不是所有数据格式都会采用表格格式。随着我们进入大数据时代,数据的格式非常多样化,包括图像、文本、图形等等。

因为格式非常多样,从一个数据到另一个数据,所以将这些数据预处理为计算机可读的格式是非常必要的。
在本文中,将展示如何使用Python预处理文本数据,我们需要用到 NLTK 和 re-library 库。
1.文本小写
在我们开始处理文本之前,最好先将所有字符都小写。我们这样做的原因是为了避免区分大小写的过程。

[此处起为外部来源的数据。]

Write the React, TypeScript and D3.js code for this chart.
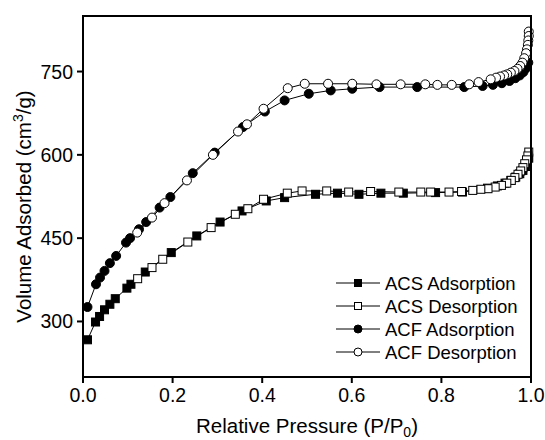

假设我们想从字符串中删除停止词,正常操作是将非停止词合并成一个句子。如果不使用小写,则无法检测到停止词,并将导致相同的字符串。这就是为什么降低文本大小写这么重要了。
用Python实现这一点很容易。代码是这样的:
- # 样例
 - x = "Watch This Airport Get Swallowed Up By A Sandstorm In Under A Minute http://t.co/TvYQczGJdy"
 - # 将文本小写
 - x = x.lower()
 - print(x)
 - >>> watch this airport get swallowed up by a sandstorm in under a minute http://t.co/tvyqczgjdy
 
2.删除 Unicode 字符
一些文章中可能包含 Unicode 字符,当我们在 ASCII 格式上看到它时,它是不可读的。大多数情况下,这些字符用于表情符号和非 ASCII 字符。要删除该字符,我们可以使用这样的代码:
- # 示例
 - x = "Reddit Will Now QuarantineÛ_ http://t.co/pkUAMXw6pm #onlinecommunities #reddit #amageddon #freespeech #Business http://t.co/PAWvNJ4sAP"
 - # 删除 unicode 字符
 - x = x.encode('ascii', 'ignore').decode()
 - print(x)
 - >>> Reddit Will Now Quarantine_ http://t.co/pkUAMXw6pm #onlinecommunities #reddit #amageddon #freespeech #Business http://t.co/PAWvNJ4sAP
 
3.删除停止词
停止词是一种对文本意义没有显著贡献的词。因此,我们可以删除这些词。为了检索停止词,我们可以从 NLTK 库中下载一个资料库。以下为实现代码:
- import nltk
 - nltk.download()
 - # 只需下载所有nltk
 - stop_words = stopwords.words("english")
 - # 示例
 - x = "America like South Africa is a traumatised sick country - in different ways of course - but still messed up."
 - # 删除停止词
 - x = ' '.join([word for word in x.split(' ') if word not in stop_words])
 - print(x)
 - >>> America like South Africa traumatised sick country - different ways course - still messed up.
 
4.删除诸如提及、标签、链接等术语。
除了删除 Unicode 和停止词外,还有几个术语需要删除,包括提及、哈希标记、链接、标点符号等。
要去除这些,如果我们仅依赖于已经定义的字符,很难做到这些操作。因此,我们需要通过使用正则表达式(Regex)来匹配我们想要的术语的模式。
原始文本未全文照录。